I do know lots of other appealing women who are in my shoes, of course, so perhaps this particular celebrity is an anomaly. She complains and has stretches of unhappiness, and I’m sure she doesn’t feel her life is perfect, but it’s hard to imagine her trudging through mine.

tiny buddha

Of course I’ve had moments of wondering if I made the wrong decision by moving back here, but I’ve realized that there are few truly wrong decisions. Things have a way of working out when we make the best decision we can given the knowledge we have at the time.

I liked these posts:

Make peace with your emotions.

Emotions, even ones we assign negative value to, (like fear) provide us with valuable information and serve very specific functions. If you can get over the hostile relationship with emotions, they can be highly useful.

Emotions can:

let you know what’s important to you
prompt you to take some action
guide you toward an aspect of yourself that needs to be exposed and healed
let you know when you’re our of balance so that you can bring it back to center.

Understand that there are no “wrong” decisions.

It really takes the pressure off if you understand that every experience you have, whether you characterize it as “good” or “bad,” is exactly the experience you need to have at that moment. Some choices may lead to more painful lessons than others, but living life in fear of living life is no way to live.

1. Why did you want to pursue this goal to begin with—and has anything changed?

You had a good reason for committing to this plan. Maybe you visualized a financially free future once you started this new business, or you realized you’d live longer and healthier if you lost 40 pounds.

Odds are you still want those things as much as you did before; you just stopped believing you could have them because your attempts have yet to yield results.
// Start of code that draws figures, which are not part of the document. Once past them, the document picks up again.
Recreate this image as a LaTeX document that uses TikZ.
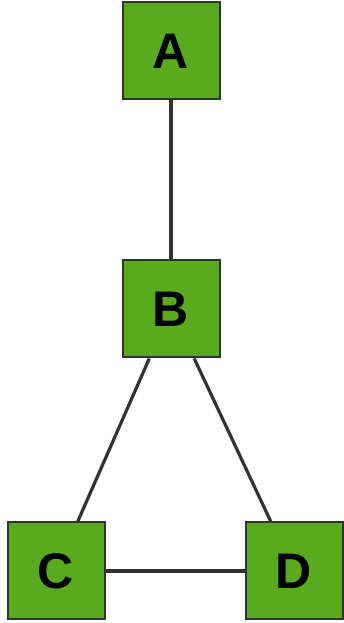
\documentclass[tikz,border=0pt]{standalone}
\usepackage{fontspec}
\setmainfont{Liberation Sans}
\usepackage{xcolor}
\usepackage{tikz}
\usetikzlibrary{positioning}
\definecolor{leafgreen}{RGB}{90,170,30}
\definecolor{edgegray}{RGB}{50,50,50}
\tikzset{
  vertex/.style={rectangle, draw=edgegray, fill=leafgreen, line width=2pt, minimum size=97pt, inner sep=0pt, font=\fontsize{50}{56}\selectfont\bfseries},
  link/.style={draw=edgegray, line width=3.2pt},
}

\begin{document}
\begin{tikzpicture}[x=1pt, y=1pt]
  \useasboundingbox (0, 0) rectangle (343, 623);
  \node[vertex] (a) at (171, 572) {A};
  \node[vertex] (b) at (171, 314) {B};
  \node[vertex] (c) at (56, 52) {C};
  \node[vertex] (d) at (294, 52) {D};
  \draw[link] (a) -- (b);
  \draw[link] (b) -- (c);
  \draw[link] (b) -- (d);
  \draw[link] (c) -- (d);
\end{tikzpicture}
\end{document}
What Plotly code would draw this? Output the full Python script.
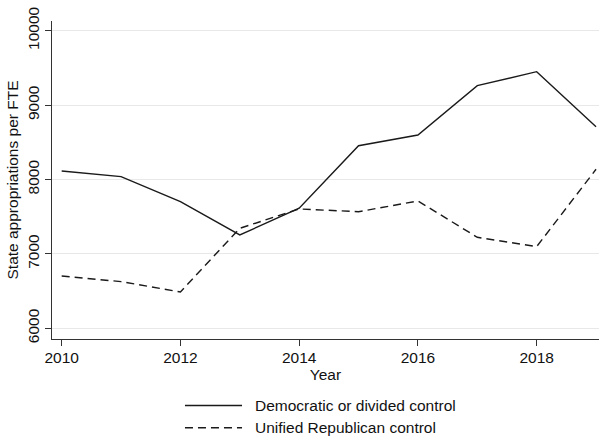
import plotly.graph_objects as go

years = [2010, 2011, 2012, 2013, 2014, 2015, 2016, 2017, 2018, 2019]
dem_divided = [8114, 8038, 7702, 7254, 7615, 8454, 8598, 9261, 9449, 8710]
unified_rep = [6703, 6627, 6488, 7344, 7604, 7567, 7711, 7223, 7097, 8137]
series_names = ["Democratic or divided control", "Unified Republican control"]
x_ticks = [2010, 2012, 2014, 2016, 2018]
y_ticks = [6000, 7000, 8000, 9000, 10000]
y_tick_labels = ["6000", "7000", "8000", "9000", "10000"]

FONT = "Liberation Sans, Arial, Helvetica, sans-serif"
FS = 15.5
LINE = "#1a1a1a"
DASH = "8px,5px"

fig = go.Figure()
fig.add_trace(go.Scatter(x=years, y=dem_divided, mode="lines",
                         name=series_names[0], showlegend=False,
                         line=dict(color=LINE, width=1.4)))
fig.add_trace(go.Scatter(x=years, y=unified_rep, mode="lines",
                         name=series_names[1], showlegend=False,
                         line=dict(color=LINE, width=1.4, dash=DASH)))

# legend below the plot (sample line + label), Stata style
leg_x0, leg_x1, leg_tx = 0.2431, 0.3474, 0.3711
leg_rows = [-0.2091, -0.2789]
leg_dash = ["solid", DASH]
for name, yy, dsh in zip(series_names, leg_rows, leg_dash):
    fig.add_shape(type="line", xref="paper", yref="paper",
                  x0=leg_x0, x1=leg_x1, y0=yy, y1=yy,
                  line=dict(color=LINE, width=1.4, dash=dsh))
    fig.add_annotation(xref="paper", yref="paper", x=leg_tx, y=yy,
                       xanchor="left", yanchor="middle", showarrow=False,
                       text=name, font=dict(size=FS, color="#111111"),
                       xshift=-2)

fig.update_layout(
    width=599, height=436,
    margin=dict(l=52, r=0, t=21, b=97, autoexpand=False),
    paper_bgcolor="white", plot_bgcolor="white",
    font=dict(family=FONT, size=FS, color="#111111"),
    showlegend=False,
    xaxis=dict(range=[2009.837, 2019.05], tickvals=x_ticks,
               showgrid=False, zeroline=False,
               showline=True, linecolor="#333333", linewidth=1,
               ticks="outside", ticklen=6, tickcolor="#333333",
               ticklabelstandoff=-2,
               title=dict(text="Year", standoff=0, font=dict(size=FS)),
               tickfont=dict(size=FS)),
    yaxis=dict(range=[5856, 10130], tickvals=y_ticks, ticktext=y_tick_labels,
               tickangle=-90,
               showgrid=True, gridcolor="#e8e8e8", gridwidth=1.2,
               zeroline=False,
               showline=True, linecolor="#333333", linewidth=1,
               ticks="outside", ticklen=6, tickcolor="#333333",
               title=dict(text="State appropriations per FTE", standoff=2,
                          font=dict(size=FS)),
               tickfont=dict(size=FS)),
)

fig.write_html("out.html")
Now you have to ask yourself: If you push through the discomfort, will it be worth it in the end?

Bottom Line

In the end it all comes down to one thing: change isn’t easy.

Despite your best-laid plans, you will have a few very low points. Your chances of success are often a result of how well you respond to them.

This—the fear, the anxiety and the panic of starting—is just one of the low points.

If you can beat this fear, you will not just succeed at making a new start now, but you’ll significantly improve your chances of surviving through all the future lows.

long-term thinking

When I moved out of L.A., I left behind three potential job opportunities. One would have been a promotion and the other two would have been lateral moves into positions located in two of the toniest zip codes in the country. With one of the latter, I could have walked to work, as I was able to in the position I left.

Now I’m looking at taking one of two potential positions (that is, if I even get an offer) that are several rungs down the ladder. In fact, they are the equivalent of where I started thirteen years ago. The pay is a bit dismal and the commutes are twice as long as I would prefer.

Thus my glumness for the past few days. I’m starting to realize, however, that things are brighter here than they appear.

In terms of the offers in L.A., the promotion would have been a grind and would have removed me from the possibility of meeting anyone other than my coworkers during the workday. In order to have a bearable commute, I would have had to move to an area that would have eaten into all the promotion money. While the lateral positions were in glamorous locations, in reality most of the people in those locations are married, and I probably wouldn’t rate a second glance from the ones who aren’t. If I had moved to be closer to work, I would have paid a small fortune in rent.

The potential job locations here are a suburban area with lots of professionals (most probably married) and an urban location with a hipster flair. Although I don’t have a great deal of faith that I’d find a partner in either place, the odds are greater that I would do so than in any of those potential job locations in L.A. While I hate the idea of commuting, in the long run, promotional opportunities here are in much more desirable locations than they were in my L.A. organization. And reviewing the pension and benefits, I’ve realized that they are much better here.

Perhaps I am rationalizing, but I think I’ve made a good strategic decision in the long term.